The philosopherone assumes, would very much approve of SNL, especially the latest episode, where a particularly unfunny segment stood out. It involved Bowen Yang, an Asian American comedian, and Colin Jost, a regular on the show since 2005. Yang was there to discuss the recent wave of anti-Asian hate crimes across the nation. He begins by saying the following: “things for Asian in this country have been bleak for the last two weeks…..and before that, forever.” This is a highly disingenuous point, unreflective of reality. Nevertheless, it goes unchallenged.

Then again, what could Colin Jost, who seems like an affable individual, really do? He is a “privileged,” white male, the very type of person Yang is there to castigate. Jost looks confused and more than a little afraid. The segment is highly reminiscent of Jimmy Kimmel’s self-flagellation at the most recent Emmys.

Jost asks what we – as in, white people - can do to help Asians in America. Yang responds, imploring white parents to feed their children “chicken feet.” One wonders how the consumption of chicken feet will help fight discrimination.

Yang continues, telling viewers that he can’t discuss the hatred shown towards Asians without discussing “class,” “gender,” and “imperialism.”

Really? Because SNL is the perfect outlet to discuss imperialism. Is this what the average viewer is tuning in for, to be lectured on the dangers of imperialism? 

Unsurprisingly, Yang’s criticisms are largely misplaced. As Heather MacDonald recently highlighted in a fantastic piece for Quillette, the narrative that white people are the biggest perpetrators of violence against Asians is an erroneous one, not supported by actual data. However, in this age of feelings over facts, who cares about data? Facts are not funny. Then again, neither is SNL.

Correct me if I am wrong, but the purpose of comedy is to make people laugh, or at least it used to be. Instead, SNL producers spotted an opportunity to score woke, brownie points. They spotted an opportunity to deliver a poorly worded PSA disguised as a comedy sketch. Well, they failed, as this particular bit was neither informative nor was it funny. Just listen to the crowd. They don’t know whether to laugh or cry. They are caught somewhere between giggling and vomiting. 

But, some may argue, stinging diatribes have always been a part of comedy. After all, Bill Hicks and George Carlin had plenty of issues with the country. Although this is true, both men had accumulated enough comedic capital to criticize America. These were legendary figures, and when they spoke, most people listened. Hicks and Carlin had put in the hours, earned the respect of their peers. In many ways, of all the comedians around at the time, they were two of the most qualified to preach to the masses. Who is Bowen Yang to lecture the American public? Who is Bowen Yang to tell American people to “do more”? Actually, who is Bowen Yang?

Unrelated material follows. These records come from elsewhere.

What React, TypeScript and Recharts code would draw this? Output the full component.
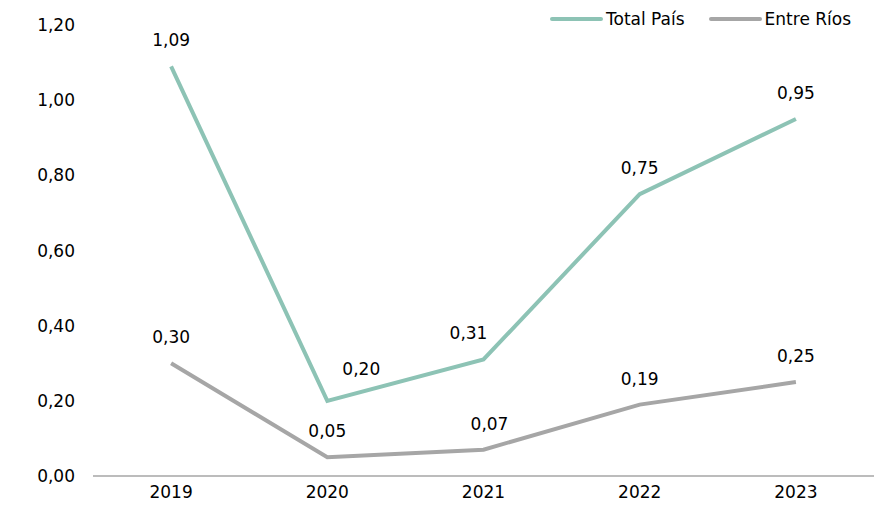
import React from "react";
import { LineChart, Line, XAxis, YAxis, LabelList } from "recharts";

const YEARS = ["2019", "2020", "2021", "2022", "2023"];
const TOTAL_PAIS = [1.09, 0.2, 0.31, 0.75, 0.95];
const ENTRE_RIOS = [0.3, 0.05, 0.07, 0.19, 0.25];
const Y_TICKS = [0, 0.2, 0.4, 0.6, 0.8, 1.0, 1.2];

const TEAL = "#8DC3B5";
const GRAY = "#A6A6A6";
const FONT = "'DejaVu Sans', sans-serif";
const FS = 17;

// nudges for labels that Excel moved off the line
const SHIFT_TOTAL = [
  [0, 0],
  [34, -6],
  [-15, 0],
  [0, 0],
  [0, 0],
];
const SHIFT_ENTRE = [
  [0, 0],
  [0, 0],
  [6, 0],
  [0, 0],
  [0, 0],
];

const fmt = (v: number) => v.toFixed(2).replace(".", ",");

const data = YEARS.map((year, i) => ({
  year,
  total: TOTAL_PAIS[i],
  entre: ENTRE_RIOS[i],
}));

const makeLabel = (shift: number[][]) => (props: any) => {
  const { x, y, value, index } = props;
  const [dx, dy] = shift[index] || [0, 0];
  return (
    <text
      x={x + dx}
      y={y - 20 + dy}
      textAnchor="middle"
      fill="#000"
      fontSize={FS}
      fontFamily={FONT}
    >
      {fmt(Number(value))}
    </text>
  );
};

function LegendBox() {
  const items = [
    { name: "Total País", color: TEAL },
    { name: "Entre Ríos", color: GRAY },
  ];
  return (
    <div
      style={{
        position: "absolute",
        left: 542,
        top: 1,
        display: "flex",
        alignItems: "center",
        gap: 24,
        fontFamily: FONT,
        fontSize: FS,
        color: "#000",
      }}
    >
      {items.map((it) => (
        <div key={it.name} style={{ display: "flex", alignItems: "center" }}>
          <span
            style={{
              display: "inline-block",
              width: 53,
              height: 4,
              borderRadius: 2,
              background: it.color,
              marginRight: 3,
            }}
          />
          <span>{it.name}</span>
        </div>
      ))}
    </div>
  );
}

export default function App() {
  return (
    <div style={{ position: "relative", width: 875, height: 498, fontFamily: FONT }}>
      <LineChart
        width={875}
        height={498}
        data={data}
        margin={{ top: 17, right: 9, bottom: 8, left: 0 }}
      >
        <XAxis
          dataKey="year"
          scale="band"
          height={22}
          axisLine={{ stroke: GRAY, strokeWidth: 1.5 }}
          tickLine={false}
          tickMargin={4}
          tick={{ fill: "#000", fontSize: FS, fontFamily: FONT }}
        />
        <YAxis
          width={85}
          domain={[0, 1.2]}
          ticks={Y_TICKS}
          interval={0}
          axisLine={false}
          tickLine={false}
          tickMargin={12}
          tickFormatter={fmt}
          tick={{ fill: "#000", fontSize: FS, fontFamily: FONT }}
        />
        <Line
          dataKey="total"
          name="Total País"
          stroke={TEAL}
          strokeWidth={4}
          dot={false}
          isAnimationActive={false}
        >
          <LabelList dataKey="total" content={makeLabel(SHIFT_TOTAL)} />
        </Line>
        <Line
          dataKey="entre"
          name="Entre Ríos"
          stroke={GRAY}
          strokeWidth={4}
          dot={false}
          isAnimationActive={false}
        >
          <LabelList dataKey="entre" content={makeLabel(SHIFT_ENTRE)} />
        </Line>
      </LineChart>
      <LegendBox />
    </div>
  );
}
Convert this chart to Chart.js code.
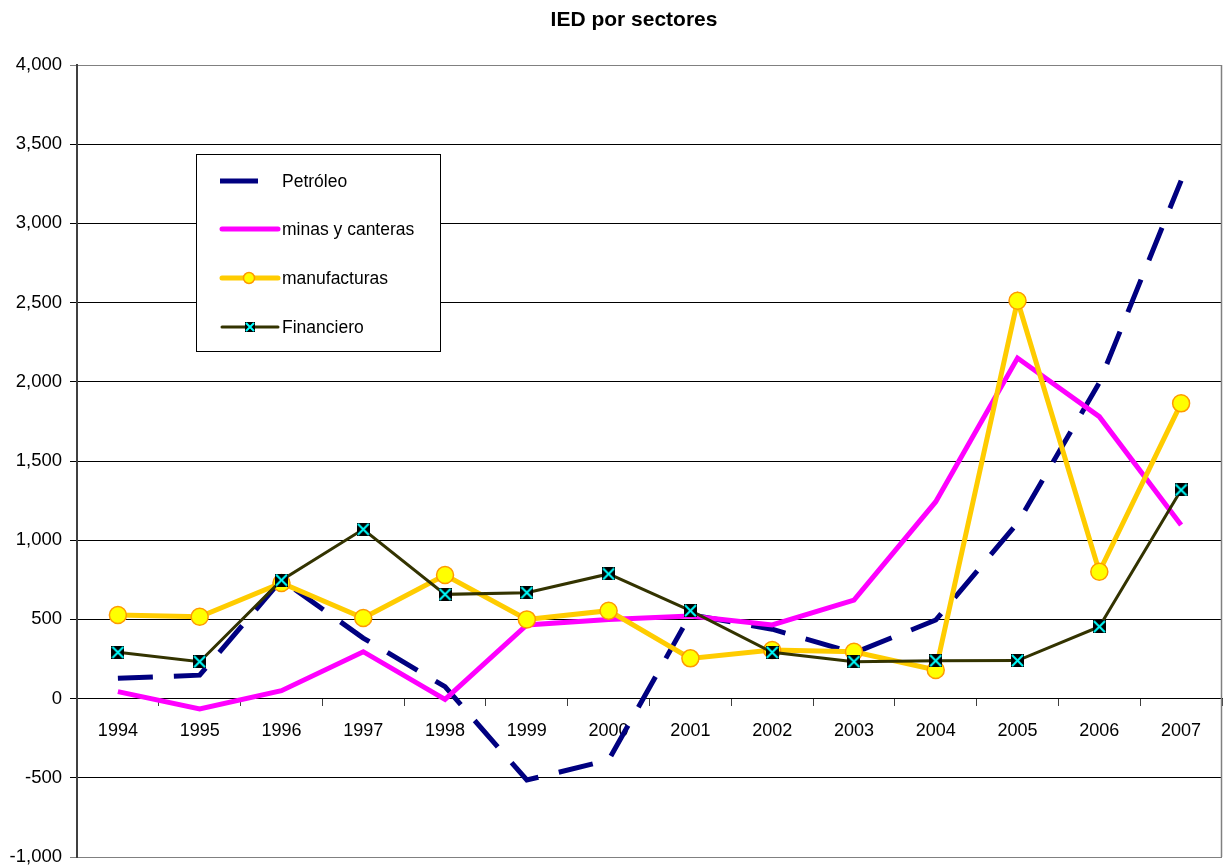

Also, when it comes to doing more, why can’t SNL “do more”? More specifically, why can’t SNL do more to make viewers laugh?

 Bowen Yang is no Hicks or Carlin. He is, at best, an average comedian. Furthermore, he is an average comedian castigating millions of white viewers. How, in any way, is this acceptable? Perhaps, more importantly, how is this comedy?

SNL was once the Holy Grail of comedy. It was once a meritocracy, where only the best of the best, regardless of sex, race or skin color, made the cut. Funny wasn’t good enough. To get a spot on SNL, one had to be simply brilliant. This was a comedic colosseum, where great ideas battled it out for a five-minute segment. Gladiators like Eddie Murphy, Bill Murray, Adam Sandler, Steve Martin, Chris Farley, Amy Poehler, John Belushi, Billy Crystal, Tina Fey, and Steve Martin took to the stage. Truly brilliant comics delivering genuine moments of hilarity. No lecturing, just entertainment.

Those days, however, are long gone. SNL is no longer a meritocracy. If in doubt, ask yourself this: are the best comics and writers working on the show? Judging by the latest episode, the answer is clearly no.